— BEGIN —

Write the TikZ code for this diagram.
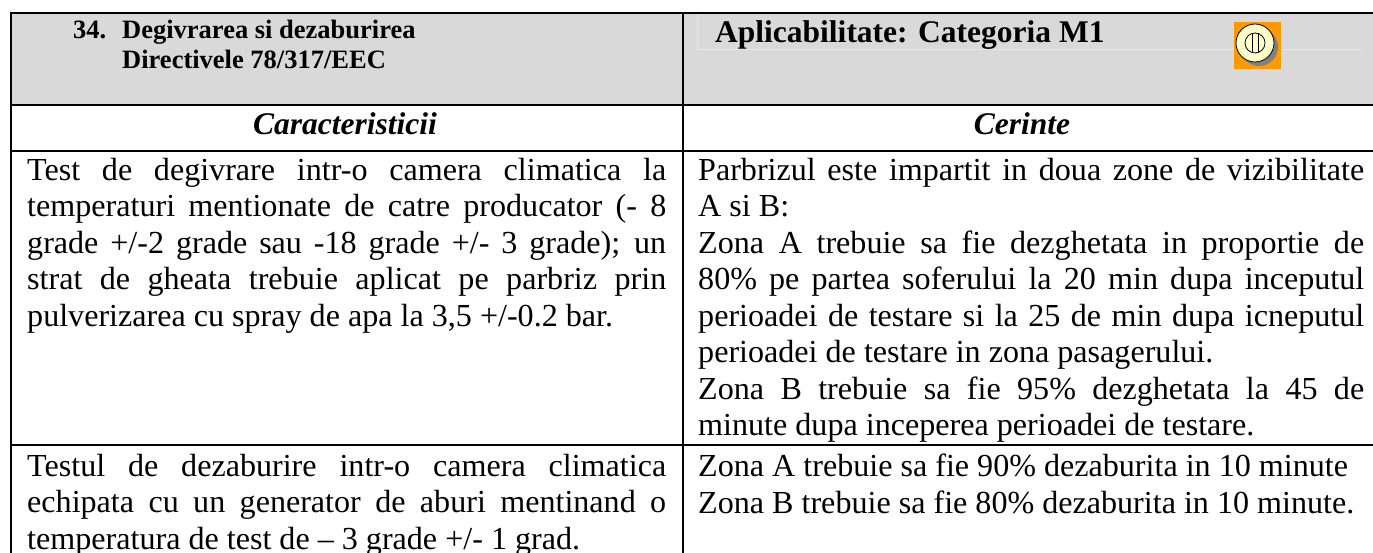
\documentclass[tikz,border=0pt]{standalone}
\usepackage{fontspec}
\setmainfont{Liberation Serif}
\tikzset{
  cell/.style={anchor=north west,inner sep=0pt,align=justify,text width=#1,font=\fontsize{32.1}{36.5}\selectfont},
  rule/.style={line width=2pt,black},
  hdr/.style={anchor=base west,inner sep=0pt,font=\fontsize{#1}{#1}\selectfont\bfseries},
  sub/.style={anchor=base,inner sep=0pt,font=\fontsize{31.5}{31.5}\selectfont\bfseries\itshape}
}
\begin{document}
\begin{tikzpicture}[x=1pt,y=-1pt]
\useasboundingbox (0,0) rectangle (1373,553);
\fill[fill=black!15] (11,13) rectangle (1373,106);
\draw[line width=1pt,black!10] (697.5,13) -- (697.5,50) -- (1363,50);
\draw[rule] (11,553) -- (11,13) -- (1373,13);
\draw[rule] (11,105.5) -- (1373,105.5);
\draw[rule] (11,151) -- (1373,151);
\draw[rule] (11,445) -- (1373,445);
\draw[rule] (683,13) -- (683,553);
\node[hdr=26.5] (a) at (73,39) {34.};
\node[hdr=26.5] (b) at (122,39) {Degivrarea si dezaburirea};
\node[hdr=26.5] (c) at (122,69) {Directivele 78/317/EEC};
\node[hdr=31.5] (d) at (715,43) {Aplicabilitate: Categoria M1};
\node[sub] (e) at (345,135) {Caracteristicii};
\node[sub] (f) at (1022,135) {Cerinte};
\node[cell=639pt] (g) at (27,158) {Test de degivrare intr-o camera climatica la\linebreak temperaturi mentionate de catre producator (- 8\linebreak grade +/-2 grade sau -18 grade +/- 3 grade); un\linebreak strat de gheata trebuie aplicat pe parbriz prin\linebreak pulverizarea cu spray de apa la 3,5 +/-0.2 bar.};
\node[cell=666pt] (h) at (698,158) {Parbrizul este impartit in doua zone de vizibilitate\linebreak A si B:\hfill\null\linebreak Zona A trebuie sa fie dezghetata in proportie de\linebreak 80\% pe partea soferului la 20 min dupa inceputul\linebreak perioadei de testare si la 25 de min dupa icneputul\linebreak perioadei de testare in zona pasagerului.\hfill\null\linebreak Zona B trebuie sa fie 95\% dezghetata la 45 de\linebreak minute dupa inceperea perioadei de testare.};
\node[cell=639pt] (i) at (27,454) {Testul de dezaburire intr-o camera climatica\linebreak echipata cu un generator de aburi mentinand o\linebreak temperatura de test de -- 3 grade +/- 1 grad.};
\node[cell=666pt] (j) at (698,454) {Zona A trebuie sa fie 90\% dezaburita in 10 minute\hfill\null\linebreak Zona B trebuie sa fie 80\% dezaburita in 10 minute.};
\fill[fill={rgb,255:red,255;green,153;blue,0}] (1234,22) rectangle (1281,69);
\fill[black!50] (1259,47) circle (19);
\draw[fill={rgb,255:red,255;green,255;blue,204},line width=0.8pt] (1255,43) circle (19);
\draw[line width=0.8pt] (1255,43) circle (10);
\draw[line width=0.8pt] (1252.5,33.5) -- (1252.5,52.5) (1258,33.5) -- (1258,52.5);
\end{tikzpicture}
\end{document}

— END —

Task instructions: Omit every picture while copying the listing above exactly.

Finished task:
Write the TikZ code for this diagram.
\documentclass[tikz,border=0pt]{standalone}
\usepackage{fontspec}
\setmainfont{Liberation Serif}
\tikzset{
  cell/.style={anchor=north west,inner sep=0pt,align=justify,text width=#1,font=\fontsize{32.1}{36.5}\selectfont},
  rule/.style={line width=2pt,black},
  hdr/.style={anchor=base west,inner sep=0pt,font=\fontsize{#1}{#1}\selectfont\bfseries},
  sub/.style={anchor=base,inner sep=0pt,font=\fontsize{31.5}{31.5}\selectfont\bfseries\itshape}
}
\begin{document}
\begin{tikzpicture}[x=1pt,y=-1pt]
\useasboundingbox (0,0) rectangle (1373,553);
\fill[fill=black!15] (11,13) rectangle (1373,106);
\draw[line width=1pt,black!10] (697.5,13) -- (697.5,50) -- (1363,50);
\draw[rule] (11,553) -- (11,13) -- (1373,13);
\draw[rule] (11,105.5) -- (1373,105.5);
\draw[rule] (11,151) -- (1373,151);
\draw[rule] (11,445) -- (1373,445);
\draw[rule] (683,13) -- (683,553);
\node[hdr=26.5] (a) at (73,39) {34.};
\node[hdr=26.5] (b) at (122,39) {Degivrarea si dezaburirea};
\node[hdr=26.5] (c) at (122,69) {Directivele 78/317/EEC};
\node[hdr=31.5] (d) at (715,43) {Aplicabilitate: Categoria M1};
\node[sub] (e) at (345,135) {Caracteristicii};
\node[sub] (f) at (1022,135) {Cerinte};
\node[cell=639pt] (g) at (27,158) {Test de degivrare intr-o camera climatica la\linebreak temperaturi mentionate de catre producator (- 8\linebreak grade +/-2 grade sau -18 grade +/- 3 grade); un\linebreak strat de gheata trebuie aplicat pe parbriz prin\linebreak pulverizarea cu spray de apa la 3,5 +/-0.2 bar.};
\node[cell=666pt] (h) at (698,158) {Parbrizul este impartit in doua zone de vizibilitate\linebreak A si B:\hfill\null\linebreak Zona A trebuie sa fie dezghetata in proportie de\linebreak 80\% pe partea soferului la 20 min dupa inceputul\linebreak perioadei de testare si la 25 de min dupa icneputul\linebreak perioadei de testare in zona pasagerului.\hfill\null\linebreak Zona B trebuie sa fie 95\% dezghetata la 45 de\linebreak minute dupa inceperea perioadei de testare.};
\node[cell=639pt] (i) at (27,454) {Testul de dezaburire intr-o camera climatica\linebreak echipata cu un generator de aburi mentinand o\linebreak temperatura de test de -- 3 grade +/- 1 grad.};
\node[cell=666pt] (j) at (698,454) {Zona A trebuie sa fie 90\% dezaburita in 10 minute\hfill\null\linebreak Zona B trebuie sa fie 80\% dezaburita in 10 minute.};
\fill[fill={rgb,255:red,255;green,153;blue,0}] (1234,22) rectangle (1281,69);
\fill[black!50] (1259,47) circle (19);
\draw[fill={rgb,255:red,255;green,255;blue,204},line width=0.8pt] (1255,43) circle (19);
\draw[line width=0.8pt] (1255,43) circle (10);
\draw[line width=0.8pt] (1252.5,33.5) -- (1252.5,52.5) (1258,33.5) -- (1258,52.5);
\end{tikzpicture}
\end{document}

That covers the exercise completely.